----- Data shown -----

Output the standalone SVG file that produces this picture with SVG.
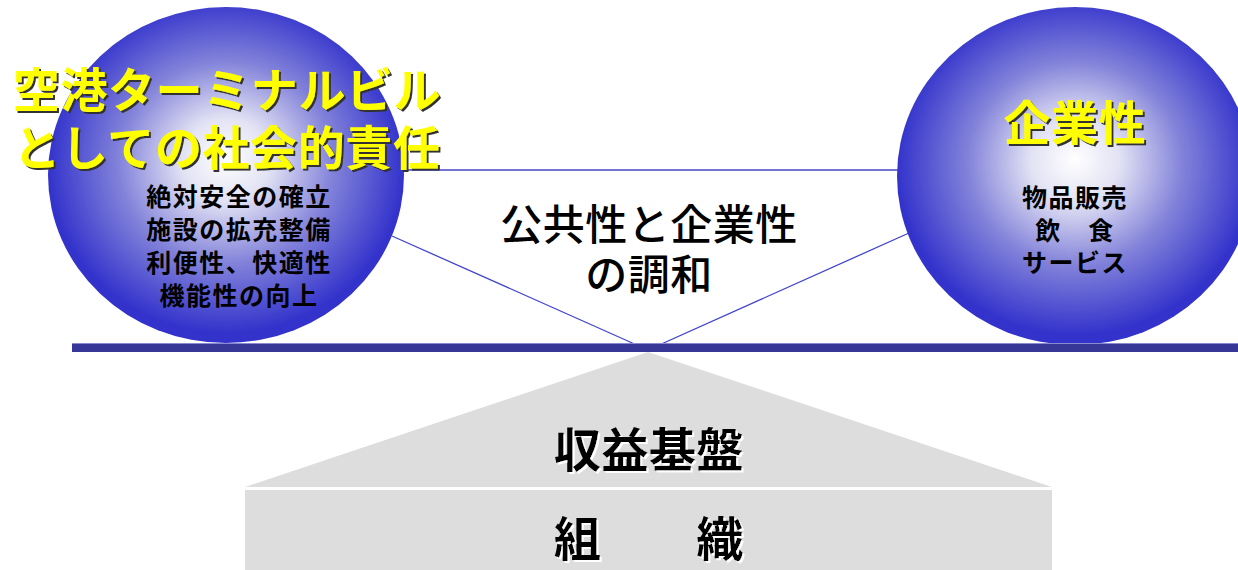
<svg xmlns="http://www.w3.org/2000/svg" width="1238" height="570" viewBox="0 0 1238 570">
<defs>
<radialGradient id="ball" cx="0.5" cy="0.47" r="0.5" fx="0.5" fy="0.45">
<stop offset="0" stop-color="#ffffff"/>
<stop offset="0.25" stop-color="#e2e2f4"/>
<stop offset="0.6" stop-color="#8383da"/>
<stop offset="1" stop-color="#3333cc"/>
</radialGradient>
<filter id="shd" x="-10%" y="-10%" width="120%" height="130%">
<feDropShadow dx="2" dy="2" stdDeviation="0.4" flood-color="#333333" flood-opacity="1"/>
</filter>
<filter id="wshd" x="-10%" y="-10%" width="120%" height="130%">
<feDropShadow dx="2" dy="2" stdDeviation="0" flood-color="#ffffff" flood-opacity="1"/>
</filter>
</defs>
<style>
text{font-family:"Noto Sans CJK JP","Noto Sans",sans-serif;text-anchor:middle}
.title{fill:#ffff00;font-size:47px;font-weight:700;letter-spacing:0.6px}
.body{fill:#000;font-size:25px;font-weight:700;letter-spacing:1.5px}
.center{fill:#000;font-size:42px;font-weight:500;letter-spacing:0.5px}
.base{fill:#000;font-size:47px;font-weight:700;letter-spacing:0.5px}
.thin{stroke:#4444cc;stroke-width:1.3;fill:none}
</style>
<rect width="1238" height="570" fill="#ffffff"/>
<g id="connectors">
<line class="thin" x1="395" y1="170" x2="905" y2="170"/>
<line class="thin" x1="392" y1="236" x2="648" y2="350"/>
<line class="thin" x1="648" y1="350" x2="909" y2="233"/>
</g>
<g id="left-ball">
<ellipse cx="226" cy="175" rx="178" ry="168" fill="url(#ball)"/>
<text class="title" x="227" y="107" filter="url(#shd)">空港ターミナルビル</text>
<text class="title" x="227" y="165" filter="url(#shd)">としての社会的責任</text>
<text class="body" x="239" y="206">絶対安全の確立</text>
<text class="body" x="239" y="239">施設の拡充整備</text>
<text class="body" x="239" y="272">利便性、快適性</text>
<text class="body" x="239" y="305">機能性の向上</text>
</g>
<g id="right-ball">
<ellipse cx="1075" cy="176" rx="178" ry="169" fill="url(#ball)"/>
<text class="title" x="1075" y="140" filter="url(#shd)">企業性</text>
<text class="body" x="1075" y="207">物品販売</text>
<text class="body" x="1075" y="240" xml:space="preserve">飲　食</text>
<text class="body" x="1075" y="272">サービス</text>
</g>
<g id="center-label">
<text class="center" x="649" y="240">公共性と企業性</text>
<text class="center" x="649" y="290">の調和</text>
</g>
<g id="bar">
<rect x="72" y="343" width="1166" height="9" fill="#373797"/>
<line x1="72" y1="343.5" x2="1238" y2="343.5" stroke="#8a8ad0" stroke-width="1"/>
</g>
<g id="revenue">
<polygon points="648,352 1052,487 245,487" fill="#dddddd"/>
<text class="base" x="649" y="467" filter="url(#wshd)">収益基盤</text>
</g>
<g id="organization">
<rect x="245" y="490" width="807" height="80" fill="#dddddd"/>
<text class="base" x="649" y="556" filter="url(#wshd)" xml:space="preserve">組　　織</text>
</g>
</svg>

-----
----- Data shown -----

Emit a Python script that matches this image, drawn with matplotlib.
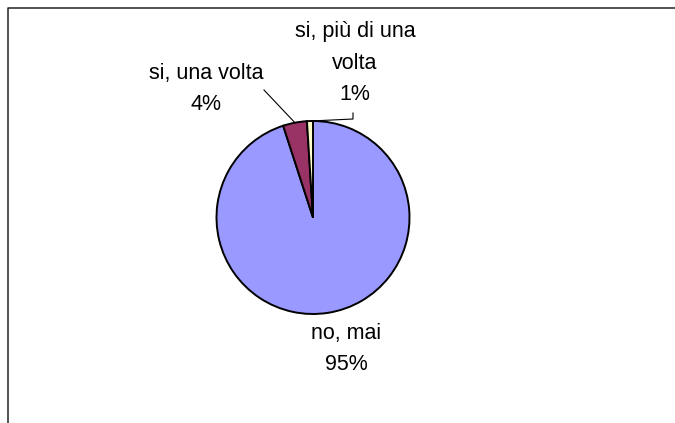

-----

**Task to carry out**
Give the number of lines in the records that contain the string "this", and nothing besides.

**The solution**
2